OPK Biotech, the Delaware-domiciled entity created in June to acquire Biopure’s assets, also put in a $850,000 bid for the company’s 50-percent stake in Eleven Hurley Street Associates, a real estate partnership that owns the Company’s principal office and research and development facilities. A hearing is scheduled Sept. 3 to finalize the EHSA sale.
Also bidding on the EHSA partnership was Cambridge, Mass.-based developer Varney Hintlian, through his Tarvis Realty Trust. Hintlian’s top bid was $800,000, according to court documents.
OPK Luxadvor was established by Pugachev as a holding company for several European luxury brands such as Luxe TV, Design Capital and Hediard, a chain of over 300 high-end stores, cafes and restaurants based in Paris. It’s not apparent how Biopure’s medical products would be merged within the existing Luxadvor properties.

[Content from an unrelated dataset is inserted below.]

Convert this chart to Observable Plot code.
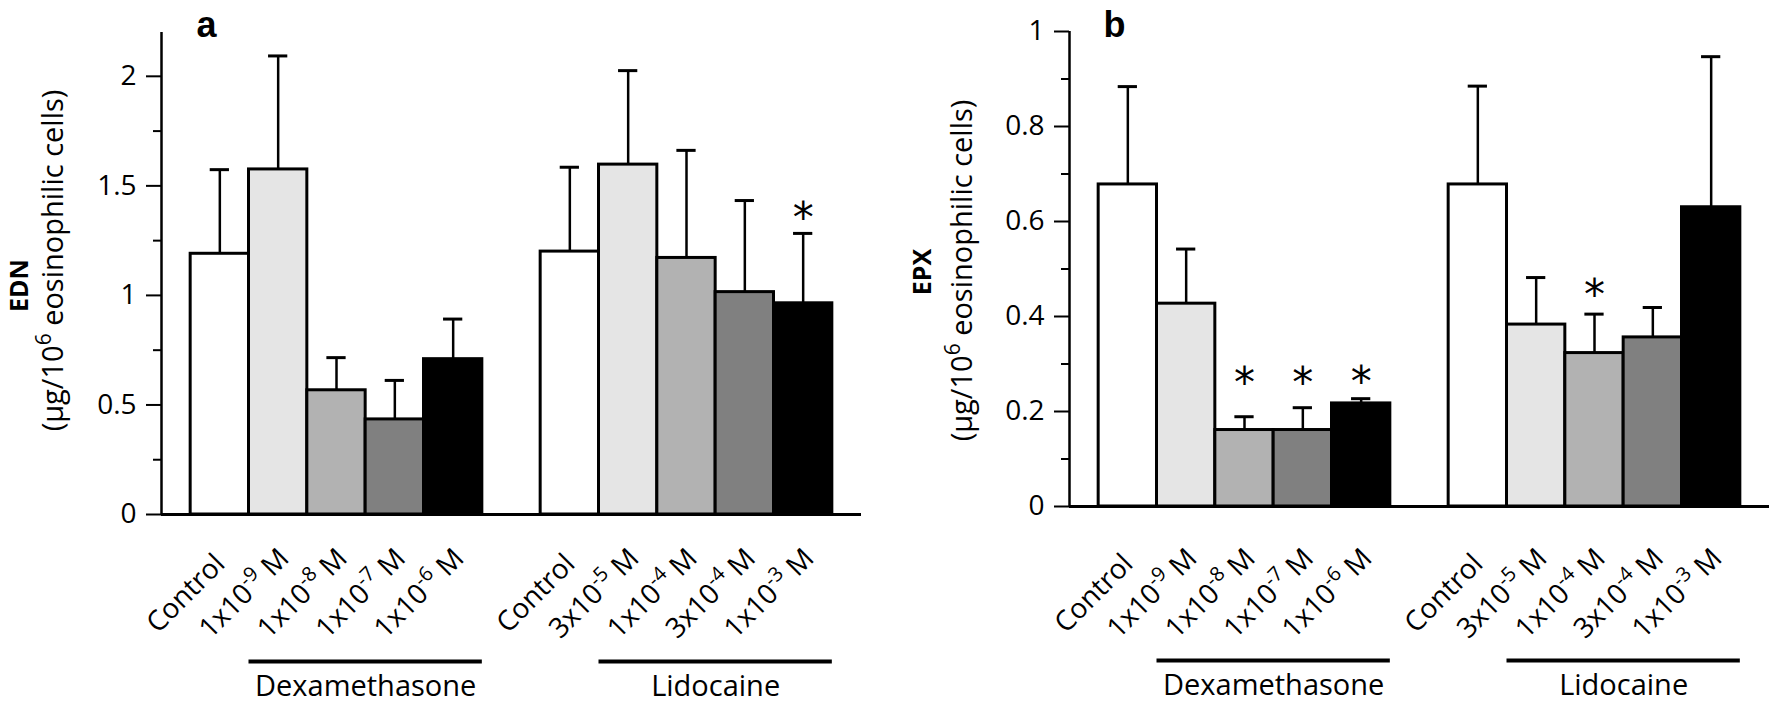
<!DOCTYPE html>
<html>
<head>
<meta charset="utf-8">
<script src="https://cdn.jsdelivr.net/npm/d3@7"></script>
<script src="https://cdn.jsdelivr.net/npm/@observablehq/plot@0.6"></script>
<style>
  html, body { margin: 0; padding: 0; background: #fff; }
  #wrap { display: flex; width: 1769px; height: 707px; }
  #wrap svg { display: block; }
</style>
</head>
<body>
<div id="wrap"></div>
<script>
// ---------- data ----------
const dexLabels = ["Control", "1x10^-9 M", "1x10^-8 M", "1x10^-7 M", "1x10^-6 M"];
const lidLabels = ["Control", "3x10^-5 M", "1x10^-4 M", "3x10^-4 M", "1x10^-3 M"];
const groupNames = ["Dexamethasone", "Lidocaine"];

const ednDexMean = [1.19, 1.575, 0.567, 0.434, 0.709];
const ednDexSD   = [0.384, 0.518, 0.149, 0.178, 0.183];
const ednLidMean = [1.20, 1.597, 1.171, 1.015, 0.964];
const ednLidSD   = [0.385, 0.429, 0.491, 0.418, 0.319];

const epxDexMean = [0.678, 0.427, 0.161, 0.161, 0.217];
const epxDexSD   = [0.206, 0.115, 0.028, 0.047, 0.010];
const epxLidMean = [0.678, 0.383, 0.323, 0.356, 0.630];
const epxLidSD   = [0.207, 0.099, 0.082, 0.063, 0.317];

// height (data units) at which the significance asterisk sits; null = none
const ednDexStar = [null, null, null, null, null];
const ednLidStar = [null, null, null, null, 1.395];
const epxDexStar = [null, null, 0.28, 0.28, 0.282];
const epxLidStar = [null, null, 0.465, null, null];

const ednTicks = [0, 0.5, 1, 1.5, 2];
const ednMinor = [0.25, 0.75, 1.25, 1.75];
const epxTicks = [0, 0.2, 0.4, 0.6, 0.8, 1];
const epxMinor = [0.1, 0.3, 0.5, 0.7, 0.9];

const shades = ["#ffffff", "#e5e5e5", "#b2b2b2", "#808080", "#000000"];

// ---------- helpers ----------
// turn "10^-9" into a real superscript tspan
function supify(svg) {
  const NS = "http://www.w3.org/2000/svg";
  svg.querySelectorAll("text").forEach(t => {
    const s = t.textContent;
    const m = s.match(/^(.*?)\^(-?\d+)(.*)$/);
    if (!m) return;
    t.textContent = "";
    const a = document.createElementNS(NS, "tspan"); a.textContent = m[1]; t.appendChild(a);
    const b = document.createElementNS(NS, "tspan");
    b.setAttribute("font-size", "72%"); b.setAttribute("dy", "-0.55em"); b.textContent = m[2]; t.appendChild(b);
    if (m[3]) {
      const c = document.createElementNS(NS, "tspan");
      c.setAttribute("dy", "0.396em"); c.textContent = m[3]; t.appendChild(c);
    }
  });
}

function panel(o) {
  const rows = [];
  [[dexLabels, o.means[0], o.sds[0], o.stars[0]], [lidLabels, o.means[1], o.sds[1], o.stars[1]]]
    .forEach(([labels, m, s, st], g) => labels.forEach((label, j) => rows.push({
      i: g * 6 + j, shade: j, label, mean: m[j], upper: m[j] + s[j], star: st[j]
    })));
  const groups = groupNames.map((name, g) => ({name, x1: g * 6 + 0.5, x2: g * 6 + 4.5, xc: g * 6 + 2.5}));
  const capHalf = 0.165;

  const chart = Plot.plot({
    width: o.width, height: 707,
    marginLeft: o.marginLeft, marginRight: o.marginRight,
    marginTop: o.marginTop, marginBottom: o.marginBottom,
    style: {fontFamily: "'Open Sans', sans-serif", fontSize: "28px", color: "#000", background: "#fff", overflow: "visible"},
    x: {domain: [-1, 11], axis: null},
    y: {domain: [0, o.yMax], axis: null},
    color: {type: "ordinal", domain: [0, 1, 2, 3, 4], range: shades},
    marks: [
      Plot.rectY(rows, {x1: d => d.i - 0.5, x2: d => d.i + 0.5, y1: () => 0, y2: "mean", fill: "shade", stroke: "#000", strokeWidth: 3}),
      Plot.ruleX(rows, {x: "i", y1: "mean", y2: "upper", stroke: "#000", strokeWidth: 2.5}),
      Plot.ruleY(rows, {x1: d => d.i - capHalf, x2: d => d.i + capHalf, y: "upper", stroke: "#000", strokeWidth: 3}),
      Plot.ruleY([0], {stroke: "#000", strokeWidth: 3}),
      Plot.ruleX([-1], {stroke: "#000", strokeWidth: 2.5}),
      Plot.axisY(o.ticks, {tickSize: 15, tickPadding: 10, strokeWidth: 2, tickFormat: d => String(d), label: null, fontSize: 28}),
      Plot.axisY(o.minor, {tickSize: 8, strokeWidth: 2, tickFormat: () => "", label: null}),
      Plot.text(rows.filter(d => d.star != null), {x: "i", y: "star", text: () => "*", fontFamily: "DejaVu Sans", fontSize: 42, lineAnchor: "middle", dy: 10}),
      Plot.text(rows, {x: "i", text: "label", frameAnchor: "bottom", rotate: -45, textAnchor: "middle", lineAnchor: "middle", dx: -34, dy: o.labelDy, fontSize: 28}),
      Plot.ruleY(groups, {x1: "x1", x2: "x2", y: () => 0, dy: o.underlineDy, stroke: "#000", strokeWidth: 4}),
      Plot.text(groups, {x: "xc", text: "name", frameAnchor: "bottom", lineAnchor: "bottom", dy: o.groupDy, fontSize: 29}),
      Plot.text([o.measure], {text: d => d, frameAnchor: "left", rotate: -90, textAnchor: "middle", lineAnchor: "middle", fontWeight: "bold", fontSize: 25, dx: o.titleDx[0], dy: o.titleDy[0]}),
      Plot.text([o.unit], {text: d => d, frameAnchor: "left", rotate: -90, textAnchor: "middle", lineAnchor: "middle", fontSize: 29, dx: o.titleDx[1], dy: o.titleDy[1]}),
      Plot.text([o.letter], {text: d => d, frameAnchor: "top-left", textAnchor: "middle", lineAnchor: "bottom", fontFamily: "Liberation Sans, Arial, sans-serif", fontWeight: "bold", fontSize: 36, dx: o.letterDx, dy: o.letterDy})
    ]
  });
  supify(chart);
  return chart;
}

const wrap = document.getElementById("wrap");
wrap.appendChild(panel({
  letter: "a", measure: "EDN", unit: "(\u00b5g/10^6 eosinophilic cells)",
  means: [ednDexMean, ednLidMean], sds: [ednDexSD, ednLidSD], stars: [ednDexStar, ednLidStar],
  ticks: ednTicks, minor: ednMinor, yMax: 2.2,
  width: 880, marginLeft: 161, marginRight: 19, marginTop: 32, marginBottom: 193,
  labelDy: 79, underlineDy: 147, groupDy: 181,
  titleDx: [-142, -108], titleDy: [12, -13], letterDx: 45, letterDy: 4
}));
wrap.appendChild(panel({
  letter: "b", measure: "EPX", unit: "(\u00b5g/10^6 eosinophilic cells)",
  means: [epxDexMean, epxLidMean], sds: [epxDexSD, epxLidSD], stars: [epxDexStar, epxLidStar],
  ticks: epxTicks, minor: epxMinor, yMax: 1,
  width: 889, marginLeft: 189, marginRight: 0, marginTop: 31, marginBottom: 201,
  labelDy: 87, underlineDy: 154, groupDy: 188,
  titleDx: [-147, -107], titleDy: [3, 1.5], letterDx: 45, letterDy: 5
}));
</script>
</body>
</html>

Pugachev made his initial fortune in banking, launching International Industrial Bank, or Mezhprombank, in 1992 and building it into the third-largest financial institution in Russia. During his rise, he forged close ties with prominent political leaders in post-Soviet Russia and reportedly issued the first credit cards used by former Russian President Boris Yeltzin and his family.
Forbes magazine estimated that Pugachev’s personal wealth tops $2 billion; he’s one of 12 billionaires with seats in the Russian parliament, serving a district in southern Siberia since 2001. His tenure, however, has not been without controversy — including accusations linking Mezhprombank to a money-laundering scheme dating back to the 1990s with Bank of New York (now part of Pittsburgh-based Mellon Financial Corp.)
The Biopure sale, for a bargain-basement price, is bad news for the company’s stockholders, according to a regulatory filing.
“Biopure does not expect that Biopure stockholders will receive any substantial distributions resulting from these transactions and expects that the bankruptcy proceedings will ultimately result in the cancellation of these equity interests,” the company said in the filing.
Biopure settled a five-year-old shareholders lawsuit last week, in which former company leaders were accused of malfeasance in touting the company’s stock.
Under the terms of the proposed settlement, the company will pay $600,000 to investors contending they were duped by Biopure executives who allegedly concealed negative news about the company’s artificial blood products. Money for the settlement will come from a directors and officers insurance policy covering legal costs associated with management errors and omissions.